Mile after mile slips by in the darkness below. And every mile brings me closer home. Already we are in Arizona; and – then we shall sail through the star‑studded skies of New Mexico, and on into Texas. My thoughts are nostalgic as we cross the miles. It was to New Mexico (Alamogordo, and then Hope) that my father brought his family when I was still too young to go to school—more than forty years ago. Indeed, my earliest memories are not of Tennessee, the state of my birth, but of the wild grandeur of the Sacramento Mountains and the then curious, but now famous White Sands. It was here in New Mexico that I had my first acquaintance with death. A beloved sister (oldest in the family) had stayed in Tennessee with her husband when the rest of us moved west. And now comes the fateful wire that tells us we shall see her face no more. My father does not weep; he can not. His misery is beyond tears. As I sit in this plane, high in the heavens, I can see him once again at his table upstairs, writing, writing, writing, endlessly writing. I approach to ask him about Davis, but I can not speak for the aching lump in my throat. He raises his head and sees me standing there in childish grief. He puts his pencil down and takes me up into his lap—a rare thing indeed for him, for he was a man of deep emotions, but inarticulate and undemonstrative concerning them. Finally, I realize he is weeping, and of course I weep too. He speaks one brief word, "Your sister has gone home to live with God."

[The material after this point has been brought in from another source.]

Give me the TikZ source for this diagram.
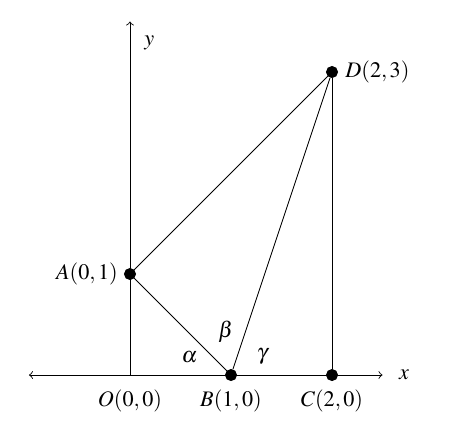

Home! It won't be long now. It will only be a few hours until I sit at my desk and try to type down the thoughts that fill my heart at this moment. And it will only be a few years until I see once again those dear faces in that eternal home, where sorrow and death can never come. My honored sire has slept these fourteen years beneath the blue skies and bright stars of Texas He died in the Lord, and it was of such as he that John was told to write, "Blessed are the dead who die in the Lord from henceforth: yea, saith the Spirit, that they may rest from their labors; for their works follow with them." (Rev.14:13) He has gone home. After the turmoil and strife of "life's fitful fever" has ended, what more blessed and glorious thought than to know that one is "going home."
And here is Dallas. Ever so gently the huge ship touches the earth. Thus far the journey has been safely accomplished. Only a few more miles now. And then, home. Is it possible that I am even closer to that heavenly home than to the familiar scenes of my own frame cottage? God knows. Any one of us may at any given moment be only one heart‑beat from eternity—an eternal home with God, or banishment forever from his presence. There is something terrifying about that, and yet something infinitely thrilling. May God grant to all of us that when our eyes shall close in death we may take that sweetest of all journeys—the path that leads to home.